Es curioso que, ante ese vacío, haya surgido un movimiento que amenace a los políticos con lo mismo, con nada, con anular el voto, y que esa nada sea justamente lo que los haya puesto tan nerviosos. Yo escribo con diez días de anticipación, pero por lo menos en esta semana es notorio el escándalo que está creando la tendencia a votar en blanco, que no significa más que corresponder a la omisión en el cumplimiento de los deberes de gobierno con la omisión en el supuesto cumplimiento de nuestros deberes ciudadanos. Existe la impresión generalizada entre los aspirantes a ciudadanos de que, al votar por cualquier aspirante a funcionario de cualquier partido, no estamos haciendo otra cosa que entregarle una gran bolsa de dinero que administrará como se le dé la gana: hará lo que pueda, en el mejor de los casos, y en el peor robará o transará con lo indeseable. Y de que si los funcionarios de cualquier nivel meten la pata, no se harán responsables, ni de sus errores, ni de sus delitos en los casos más graves. Independientemente de su utilidad en términos electorales y públicos, pienso que el movimiento por el voto en blanco significa dejar a esta clase sola frente al espejo. Por eso, mientras más desesperados los veo, más ganas me dan de votar en blanco.

Yo no pensaba hacerlo, la verdad; mis intenciones iban más por el lado del voto de castigo: quitar el gobierno a unos, para darle una oportunidad a otros, a ver si así se espabilaban un poco –claro, dentro del espectro que corresponde a mis convicciones y afinidades: no votaría ni siquiera pragmáticamente por quien nos quitara el derecho a las mujeres de decidir sobre nuestros cuerpos o aboliera el matrimonio entre homosexuales, pues ambas cosas me parecen el termómetro básico de las libertades civiles.
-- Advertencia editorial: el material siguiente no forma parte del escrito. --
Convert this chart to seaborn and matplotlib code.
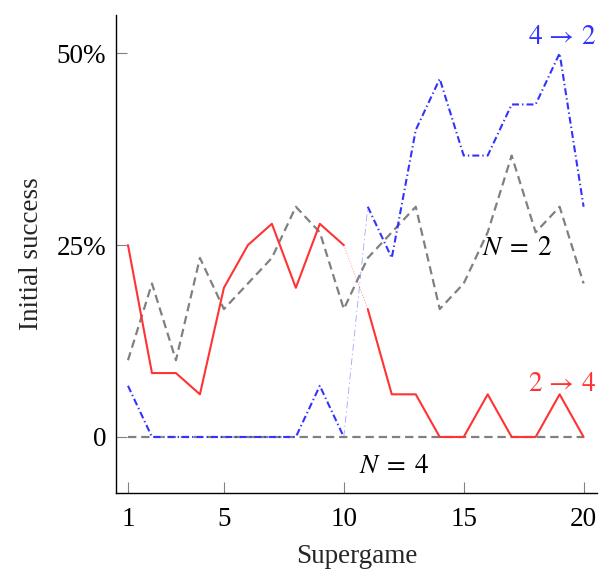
import numpy as np
import pandas as pd
import matplotlib
matplotlib.use("Agg")
import matplotlib.pyplot as plt
import seaborn as sns

# Share of groups with initial success, per supergame (percent)
supergames = list(range(1, 21))

# Treatment 2 -> 4 (switch after supergame 10)
switch_24_first = [25.0, 8.33, 8.33, 5.56, 19.44, 25.0, 27.78, 19.44, 27.78, 25.0]
switch_24_second = [16.67, 5.56, 5.56, 0.0, 0.0, 5.56, 0.0, 0.0, 5.56, 0.0]

# Treatment 4 -> 2 (switch after supergame 10)
switch_42_first = [6.67, 0.0, 0.0, 0.0, 0.0, 0.0, 0.0, 0.0, 6.67, 0.0]
switch_42_second = [30.0, 23.33, 40.0, 46.67, 36.67, 36.67, 43.33, 43.33, 50.0, 30.0]

# Constant-size controls
fixed_n2 = [10.0, 20.0, 10.0, 23.33, 16.67, 20.0, 23.33, 30.0, 26.67, 16.67,
            23.33, 26.67, 30.0, 16.67, 20.0, 26.67, 36.67, 26.67, 30.0, 20.0]
fixed_n4 = [0.0] * 20

ytick_vals = [0, 25, 50]
ytick_labels = ["0", "25%", "50%"]
xtick_vals = [1, 5, 10, 15, 20]

sns.set_theme(style="ticks")
plt.rcParams["font.family"] = ["Liberation Serif", "DejaVu Serif"]
plt.rcParams["mathtext.fontset"] = "stix"
plt.rcParams["lines.scale_dashes"] = False

RED = "#ff3333"
BLUE = "#3333ff"
GRAY = "#808080"
FS = 19.5

fig = plt.figure(figsize=(6.01, 5.73), dpi=100)
ax = fig.add_axes([0.193, 0.1396, 0.8, 0.8344])

first = supergames[:10]
second = supergames[10:]

# Controls
sns.lineplot(x=supergames, y=fixed_n2, ax=ax, color=GRAY, lw=1.6,
             linestyle=(0, (6, 3.5)), zorder=2)
sns.lineplot(x=supergames, y=fixed_n4, ax=ax, color=GRAY, lw=1.6,
             linestyle=(0, (6, 3.5)), zorder=2)

# 4 -> 2
sns.lineplot(x=first, y=switch_42_first, ax=ax, color=BLUE, lw=1.5,
             linestyle=(0, (5, 2.2, 1, 2.2)), zorder=3)
sns.lineplot(x=second, y=switch_42_second, ax=ax, color=BLUE, lw=1.5,
             linestyle=(0, (5, 2.2, 1, 2.2)), zorder=3)
sns.lineplot(x=[first[-1], second[0]], y=[switch_42_first[-1], switch_42_second[0]],
             ax=ax, color=BLUE, lw=0.6, alpha=0.45,
             linestyle=(0, (5, 2.2, 1, 2.2)), zorder=1)

# 2 -> 4
sns.lineplot(x=first, y=switch_24_first, ax=ax, color=RED, lw=1.5, zorder=4)
sns.lineplot(x=second, y=switch_24_second, ax=ax, color=RED, lw=1.5, zorder=4)
sns.lineplot(x=[first[-1], second[0]], y=[switch_24_first[-1], switch_24_second[0]],
             ax=ax, color=RED, lw=0.6, alpha=0.55,
             linestyle=(0, (0.8, 1.2)), zorder=1)

# Series labels
ax.text(19.1, 52.1, r"$4\,\rightarrow\,2$", color=BLUE, fontsize=FS,
        ha="center", va="center")
ax.text(17.25, 24.5, r"$N \;=\; 2$", color="black", fontsize=FS,
        ha="center", va="center")
ax.text(19.1, 6.8, r"$2\,\rightarrow\,4$", color=RED, fontsize=FS,
        ha="center", va="center")
ax.text(12.1, -3.8, r"$N \;=\; 4$", color="black", fontsize=FS,
        ha="center", va="center")

ax.set_xlim(0.5, 20.55)
ax.set_ylim(-7.3, 55.0)
ax.set_xticks(xtick_vals)
ax.set_xticklabels([str(v) for v in xtick_vals])
ax.set_yticks(ytick_vals)
ax.set_yticklabels(ytick_labels)

ax.tick_params(direction="in", length=8, width=0.8, color=GRAY,
               labelsize=FS, pad=7, labelcolor="black")
ax.tick_params(axis="x", pad=10)
ax.set_xlabel("Supergame", fontsize=FS, labelpad=9)
ax.set_ylabel("Initial success", fontsize=FS, labelpad=9)

sns.despine(ax=ax)
for side in ("left", "bottom"):
    ax.spines[side].set_linewidth(1.0)
    ax.spines[side].set_color("black")

fig.savefig("out.png", dpi=100)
Sin embargo, me parece muy importante el mensaje que el voto nulo está lanzando a un grupo que se ha constituido en una clase, en una especie de nomenklatura apoyada en el voto ciudadano: el tránsito a la democracia no significaba, a mi modo de ver, una prolongación de la eterna corrupción priísta (ésa que sonríe cínicamente detrás de Elba Esther Gordillo o de los gobernadores tétricos e inamovibles), pero ahora avalada por las urnas. Y ese es un mensaje que hay que dar.

No se crean; soy una señora y tengo mis temores: a la violencia que no sirve más que para generar más violencia, a que por la omisión gane el Lobo Feroz, a que este movimiento no provoque una reacción digna, una respuesta responsable por parte de quienes deberían sentirse verdaderamente observados y juzgados. Pero por primera vez en mi vida me siento portadora, junto con muchos ciudadanos, de un mensaje que, me parece, ha surgido literalmente de la nada. Quizá el silencio que dejó esa Ley de Medios que a tantos indigna nos ha dejado un hueco para pensar, a falta de más información, sobre las campañas que el gran museo de monigotes sonrientes en que está convertida la ciudad. Y muchos ciudadanos pensaron: a la nada se la puede combatir con nada, y a la omisión con la omisión.